In a victory for working people in Illinois, the state House approved a constitutional amendment to ask voters next year if the state’s flat tax structure for income taxes should be removed from the constitution. The measure was approved by the state Senate earlier this month.
Supporters celebrated on May 27 after the House approved the constitutional amendment 73-44. It needed 71 votes, a supermajority, to put the question on the November 2020 ballot, according to the Associated Press.
The action will let Illinois voters decide whether to adopt progressive tax rates requiring taxpayers making at least $250,000 a year to pay higher rates than the current 4.95 percent flat tax. Gov. J.B. Pritzker, who has championed the new tax structure, says that if passed, it would raise about $3 billion for public services.
The legislation is a cornerstone of the Illinois Federation of Teachers’ Fund Our Future campaign.
“It is a historic day in Illinois,” IFT President Dan Montgomery said on Monday. “With today’s vote to approve the Fair Tax proposal, we finally have the chance to fix our state’s broken tax system that places the burden on working families.”
By asking the state’s highest earners to pay their fair share while giving 97 percent of state workers some tax relief, Montgomery added, Illinois also would generate much-needed funding for public services. He expressed members’ gratitude both to the Democratic governor for backing the measure despite being a billionaire himself, and to the state lawmakers who voted for it. IFT members will continue to advocate for the fair tax ballot measure in the months leading up to the 2020 election.
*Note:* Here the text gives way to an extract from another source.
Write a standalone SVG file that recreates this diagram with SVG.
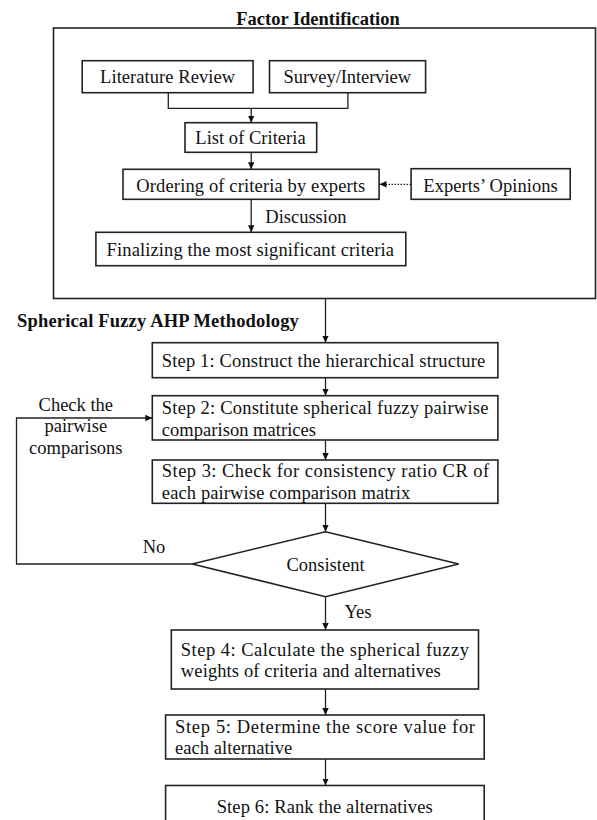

“Wow! Big news out of Illinois today!” tweeted AFT President Randi Weingarten, who has stood with IFT during its entire campaign.
The referendum provides a great opportunity, says Matt Emigholz, president of the Illinois Federation of Public Employees. “For too long,” he adds, “every state agency has been underfunded and has cut back on staff.” In one example, he notes that an Illinois agency charged with monitoring prescription drugs statewide is down to only five inspectors. “A fair tax,” he says, “will at least be able to get us back to the staffing levels we had 20 to 25 years ago.”
New income tax rates still would have to be set, with a measure to do so making its way through the state House. A report by Bloomberg notes that the income tax push comes as Illinois faces steep budget deficits.